Fresh Meat: Silenced by Allison Brennan

Silenced by Allison Brennan
Silenced by Allison Brennan is a romantic thriller, fifth in the Lucy Kincaid crime series (available April 24, 2012).

In Silenced, agent Lucy Kincaid nearly loses her grip on her climb toward acceptance in the FBI’s ranks. The troubled past that has driven her to succeed now threatens to derail her.

As Allison Brennan’s Kincaid series enters its third year, Silenced returns us to DC, where Kincaid takes on Washington insiders with fierce resolve and anger-driven courage.

The book moves from the city’s idyllic Rock Creek Park, to a brothel all but sanctioned by social workers, to a mountain compound where a religious cult controls members with drugs and terror. The “silencing” of the title goes well beyond the dead, as Brennan skillfully weaves present-day intrigue with the dark pasts of several young women.

The case begins on the park’s jogging paths, where a high-priced call girl is found murdered. As far as the FBI is concerned, the investigation is limited to the deaths of hookers who have ties to the Capitol’s marble halls. But the sex crimes in this layered story begin more than a decade in the past, and some of the victims aren’t dead. Not yet.

The scandal surrounding the first murder threatens to unravel the career of a powerful congressman, one to whom Kincaid is tethered by past trauma, about whom she must remain silent. As the killer’s calling cards help her link the congressman’s liason to the mounting deaths of other prostitutes, Kincaid suffers an agony of panic and grief, with flashbacks to her own attack by a sexual predator.

Her terror rises, her hold on objectivity begins to slip, and her insubordination causes her mentors to question her mental balance. She, in turn, is bewildered by their apparent indifference to finding retribution for the dead women. She is all the more determined to do so herself, and joins forces with a colorful DC detective who lends humor to this otherwise piercing drama.

The story is dominated by the sex workers’ plight. The ethics of turning a blind eye on a house of prostitution that provides safety for lost girls, whose rescue removes them from the streets and the veil of addiction, is thrown into high relief.

Mina had no street smarts; Nicole would burn through her money, then fall back to hooking on the streets; no one would protect Maddie from succumbing to her pill addiction. The only thing that had stopped Maddie from killing herself—with pills or her razor blade—had been Ivy’s constant pressure and support.

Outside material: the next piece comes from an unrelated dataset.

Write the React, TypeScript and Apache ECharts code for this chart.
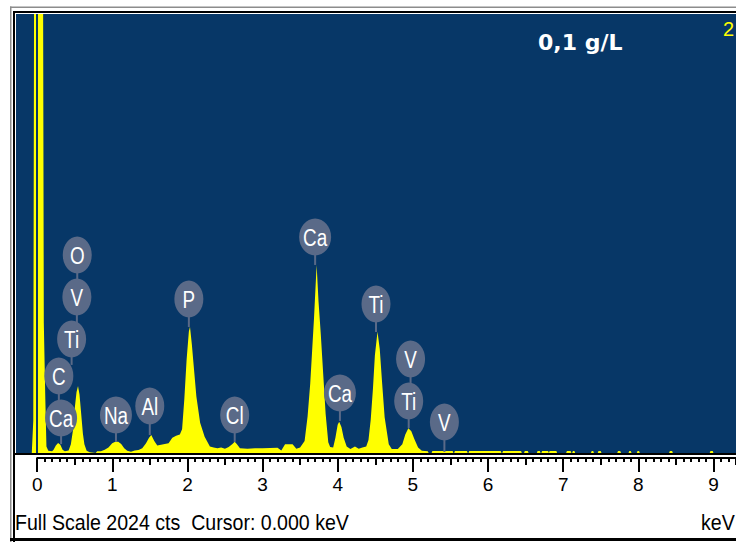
import React, { useEffect, useRef } from "react";
import * as echarts from "echarts";

// ---- spectrum (energy in keV, counts) ----
const SPECTRUM_KEV = [
  -0.28, -0.07, -0.05, -0.035, 0.075, 0.09, 0.11, 0.125, 0.15, 0.2, 0.22, 0.25, 0.28, 0.31, 0.34, 0.37,
  0.42, 0.45, 0.48, 0.5, 0.525, 0.545, 0.565, 0.585, 0.61, 0.63, 0.66, 0.7, 0.78, 0.8, 0.85, 0.9, 0.95,
  1.0, 1.04, 1.08, 1.12, 1.16, 1.2, 1.25, 1.3, 1.35, 1.4, 1.45, 1.49, 1.52, 1.56, 1.6, 1.65, 1.7, 1.75,
  1.8, 1.85, 1.9, 1.93, 1.96, 1.99, 2.02, 2.035, 2.06, 2.08, 2.12, 2.17, 2.23, 2.3, 2.35, 2.4, 2.45, 2.5,
  2.55, 2.6, 2.63, 2.66, 2.7, 2.8, 2.9, 3.0, 3.2, 3.25, 3.3, 3.4, 3.45, 3.5, 3.56, 3.6, 3.635, 3.66,
  3.685, 3.72, 3.745, 3.775, 3.81, 3.84, 3.875, 3.9, 3.94, 3.97, 4.0, 4.02, 4.05, 4.08, 4.12, 4.17, 4.23,
  4.28, 4.33, 4.38, 4.41, 4.44, 4.47, 4.495, 4.53, 4.56, 4.59, 4.625, 4.68, 4.72, 4.8, 4.86, 4.9, 4.94,
  4.98, 5.02, 5.07, 5.12, 5.2, 5.21, 5.25, 5.26, 5.53, 5.54, 5.55, 5.56, 5.72, 5.73, 5.74, 5.75, 6.17,
  6.18, 6.19, 6.2, 6.44, 6.45, 6.48, 6.49, 6.53, 6.54, 6.65, 6.66, 6.69, 6.7, 6.71, 6.72, 6.8, 6.81, 6.82,
  6.91, 6.92, 7.04, 7.05, 7.1, 7.11, 7.12, 7.13, 7.15, 7.16, 7.37, 7.38, 7.4, 7.41, 7.46, 7.47, 7.5, 7.51,
  7.72, 7.73, 7.76, 7.77, 7.87, 7.88, 7.9, 7.91, 7.98, 7.99, 8.01, 8.02, 8.41, 8.42, 8.45, 8.46, 8.95,
  8.96, 8.99, 9.0, 9.3,
];
const SPECTRUM_COUNTS = [
  0, 0, 150, 3000, 3000, 600, 250, 30, 10, 8, 15, 35, 46, 38, 15, 8,
  12, 40, 110, 200, 280, 309, 270, 190, 90, 40, 10, 3, 0, 8, 8, 15, 25,
  45, 52, 52, 42, 22, 10, 6, 12, 14, 22, 45, 70, 83, 55, 35, 38, 42, 45,
  70, 80, 85, 110, 250, 430, 560, 582, 500, 420, 260, 140, 75, 30, 25, 22, 25, 20,
  28, 42, 52, 40, 22, 20, 22, 22, 24, 12, 40, 40, 20, 25, 55, 170, 320, 470,
  620, 867, 700, 550, 350, 180, 50, 28, 25, 70, 130, 144, 120, 70, 30, 18, 30,
  20, 25, 30, 60, 155, 300, 450, 559, 480, 330, 165, 40, 18, 18, 40, 85, 114,
  100, 65, 25, 10, 8, 0, 0, 9, 9, 0, 0, 9, 9, 0, 0, 9, 9,
  0, 0, 9, 9, 0, 0, 9, 9, 0, 0, 9, 9, 0, 0, 9, 9, 0, 9,
  9, 0, 0, 9, 9, 0, 0, 9, 9, 0, 0, 9, 9, 0, 0, 9, 9, 0,
  0, 9, 9, 0, 0, 9, 9, 0, 0, 9, 9, 0, 0, 9, 9, 0, 0,
  9, 9, 0, 0,
];

// ---- peak identification labels ----
const PEAK_NAMES = ["O", "V", "Ti", "C", "Ca", "Na", "Al", "P", "Cl", "Ca", "Ca", "Ti", "V", "Ti", "V"];
const PEAK_KEV = [0.535, 0.53, 0.46, 0.29, 0.32, 1.05, 1.5, 2.02, 2.63, 3.7, 4.03, 4.51, 4.97, 4.945, 5.42];
const LABEL_LEVEL = [913, 719, 526, 355, 161, 175, 217, 710, 175, 996, 277, 687, 433, 240, 143];
const STEM_END = [719, 526, 406, 161, 41, 51, 83, 581, 51, 867, 148, 558, 240, 115, 5];

const FULL_SCALE = 2024;
const CURSOR_KEV = 0;
const SAMPLE_NAME = "0,1 g/L";

// ---- layout ----
const XMIN = -0.28;
const XMAX = 9.3;
const PX_PER_KEV = 75.6;
const PLOT_LEFT = 16;
const PLOT_TOP = 14;
const PLOT_BOTTOM = 453;
const AXIS_Y = 458;

const BG = "#073767";
const YELLOW = "#ffff00";
const LABEL_FILL = "#5a6a88";

export default function App() {
  const ref = useRef<HTMLDivElement>(null);

  useEffect(() => {
    if (!ref.current) return;
    const chart = echarts.init(ref.current, undefined, { renderer: "svg" });
    const axisLeft = PLOT_LEFT + (0 - XMIN) * PX_PER_KEV;
    const spectrum = SPECTRUM_KEV.map((e, i) => [e, SPECTRUM_COUNTS[i]]);
    const labels = PEAK_KEV.map((e, i) => [e, LABEL_LEVEL[i], STEM_END[i]]);

    const axisCommon = {
      type: "value" as const,
      gridIndex: 1,
      min: 0,
      max: XMAX,
      position: "bottom" as const,
      offset: 0,
      splitLine: { show: false },
      axisLine: { show: false, onZero: false },
    };

    chart.setOption({
      animation: false,
      backgroundColor: "#ffffff",
      grid: [
        {
          left: PLOT_LEFT,
          top: PLOT_TOP,
          width: (XMAX - XMIN) * PX_PER_KEV,
          height: PLOT_BOTTOM - PLOT_TOP,
          show: true,
          backgroundColor: BG,
          borderWidth: 0,
        },
        {
          left: axisLeft,
          top: 300,
          width: XMAX * PX_PER_KEV,
          height: AXIS_Y - 300,
          show: false,
        },
      ],
      xAxis: [
        { type: "value", gridIndex: 0, min: XMIN, max: XMAX, show: false },
        {
          ...axisCommon,
          interval: 0.1,
          axisTick: { show: true, length: 4, lineStyle: { color: "#000", width: 2 } },
          axisLabel: { show: false },
        },
        {
          ...axisCommon,
          interval: 0.5,
          axisTick: { show: true, length: 7, lineStyle: { color: "#000", width: 2 } },
          axisLabel: { show: false },
        },
        {
          ...axisCommon,
          interval: 1,
          axisLine: { show: true, onZero: false, lineStyle: { color: "#000", width: 2 } },
          axisTick: { show: true, length: 14, lineStyle: { color: "#000", width: 2 } },
          axisLabel: {
            show: true,
            showMaxLabel: false,
            margin: 17,
            color: "#000",
            fontSize: 19,
            fontFamily: "Liberation Sans",
            formatter: (v: number) => (Math.abs(v - Math.round(v)) < 1e-6 ? String(Math.round(v)) : ""),
          },
        },
      ],
      yAxis: [
        { type: "value", gridIndex: 0, min: 0, max: FULL_SCALE, show: false },
        { type: "value", gridIndex: 1, min: 0, max: 1, show: false },
      ],
      series: [
        {
          type: "line",
          xAxisIndex: 0,
          yAxisIndex: 0,
          data: spectrum,
          symbol: "none",
          lineStyle: { width: 0, color: YELLOW },
          itemStyle: { color: YELLOW },
          areaStyle: { color: YELLOW, opacity: 1 },
          clip: true,
          markLine: {
            silent: true,
            symbol: "none",
            label: { show: false },
            lineStyle: { color: BG, width: 2, type: "solid" },
            data: [{ xAxis: CURSOR_KEV }],
          },
          z: 2,
        },
        {
          type: "custom",
          xAxisIndex: 0,
          yAxisIndex: 0,
          data: labels,
          encode: { x: 0, y: 1 },
          z: 5,
          renderItem: (params: any, api: any) => {
            const i = params.dataIndex;
            const c = api.coord([api.value(0), api.value(1)]);
            const s = api.coord([api.value(0), api.value(2)]);
            const name = PEAK_NAMES[i];
            const rx = name === "Ca" || name === "Na" ? 16 : 14.5;
            return {
              type: "group",
              children: [
                {
                  type: "line",
                  shape: { x1: c[0], y1: c[1], x2: c[0], y2: s[1] },
                  style: { stroke: LABEL_FILL, lineWidth: 2 },
                },
                {
                  type: "ellipse",
                  shape: { cx: c[0], cy: c[1], rx, ry: 18.5 },
                  style: { fill: LABEL_FILL },
                },
                {
                  type: "text",
                  x: c[0],
                  y: c[1] + 1,
                  scaleX: 0.82,
                  style: {
                    text: name,
                    fill: "#ffffff",
                    font: '23px "Liberation Sans"',
                    align: "center",
                    verticalAlign: "middle",
                  },
                },
              ],
            };
          },
        },
      ],
      graphic: [
        { type: "rect", z: 10, shape: { x: 10, y: 6.5, width: 726, height: 1.5 }, style: { fill: "#8c8c8c" } },
        { type: "rect", z: 10, shape: { x: 10, y: 6.5, width: 1.5, height: 536 }, style: { fill: "#8c8c8c" } },
        { type: "rect", z: 10, shape: { x: 13, y: 11, width: 723, height: 2 }, style: { fill: "#000" } },
        { type: "rect", z: 10, shape: { x: 13, y: 11, width: 2, height: 531 }, style: { fill: "#000" } },
        { type: "rect", z: 10, shape: { x: 13, y: PLOT_BOTTOM, width: 723, height: 2 }, style: { fill: "#000" } },
        { type: "rect", z: 10, shape: { x: 10, y: 538, width: 726, height: 3 }, style: { fill: "#000" } },
        {
          type: "text",
          z: 10,
          x: 538,
          y: 42,
          style: {
            text: SAMPLE_NAME,
            fill: "#ffffff",
            font: 'bold 22px "DejaVu Sans"',
            verticalAlign: "middle",
          },
        },
        {
          type: "text",
          z: 10,
          x: 723,
          y: 29,
          style: { text: "2", fill: YELLOW, font: '20px "Liberation Sans"', verticalAlign: "middle" },
        },
        {
          type: "text",
          z: 10,
          x: 15,
          y: 522,
          scaleX: 0.89,
          style: {
            text: `Full Scale ${FULL_SCALE} cts  Cursor: ${CURSOR_KEV.toFixed(3)} keV`,
            fill: "#000",
            font: '22px "Liberation Sans"',
            verticalAlign: "middle",
          },
        },
        {
          type: "text",
          z: 10,
          x: 701,
          y: 522,
          scaleX: 0.89,
          style: { text: "keV", fill: "#000", font: '22px "Liberation Sans"', verticalAlign: "middle" },
        },
      ],
    });
    return () => chart.dispose();
  }, []);

  return (
    <div
      ref={ref}
      style={{ position: "absolute", left: 0, top: 0, width: 736, height: 542, background: "#fff" }}
    />
  );
}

Kerry would always take care of her sister Bryn, but Ivy would miss her most of all. Kerry had been her rock for the last three years. Without her, Ivy wouldn’t have survived. She hoped once everything settled down, Kerry would find her in Canada.

Twenty-four hours. Then we’ll be free.

Jeopardizing her career, Kincaid moves without judgment in a world where black is not black, white is not white, and traditional moral values sometimes come into question.

This is a complex story, simply told. A great deal of attention is paid to the mind of a relentless killer, whose playful obsessions and indifference to death are the source of mounting horror.


Lois Karlin writes fiction and blogs at Women of Mystery. In the pursuit of authenticity she’s learned to dag sheep and take down a silo, and knows where to deep six a body in New York’s Hudson Valley.

Read all Lois Karlin’s posts on Criminal Element.

Comments

  1. Terrie Farley Moran

    Lucy Kincaid seems like a heroine that I would enjoy getting to know. Is the book so tied into the previous four that jumping in here would be a problem?

  2. Allison Brennan

    Hi Terrie — I wrote this book so it can stand as a fully contained story. There are recurring characters, and a multi-book relationship arc between Lucy and Sean, but the story works both within the series and on its own (IMO!) (It’s actually the fourth book in the series. — there was a novella, but that takes place a year before the first book.) — Thanks for asking!

  3. Lois Karlin

    Hi Terrie, I agree with Allison, I had no problem jumping into the series.

  4. Lois Karlin

    (aka Lois Karlin)
    Hi Allison, thanks for responding, and for correcting the # in the series. I’m interested in reading the earlier Kincaid books, and will do so in sequence. Lucy is intriguing and I want to follow her. Having started in this particular novel, I am a little wary of Sean, and want to know the background there.

  5. Allison Brennan

    Hi Lois! Thank you so much for the review … I appreciate it! And I know the number is confusing because there’s a novella in the middle of it, but the novella takes place a year before the first book. It was something fun I wrote about Lucy and her brother vacationing at a tech-free lodge 🙂

    Sean’s history will all be revealed in book #6, STOLEN.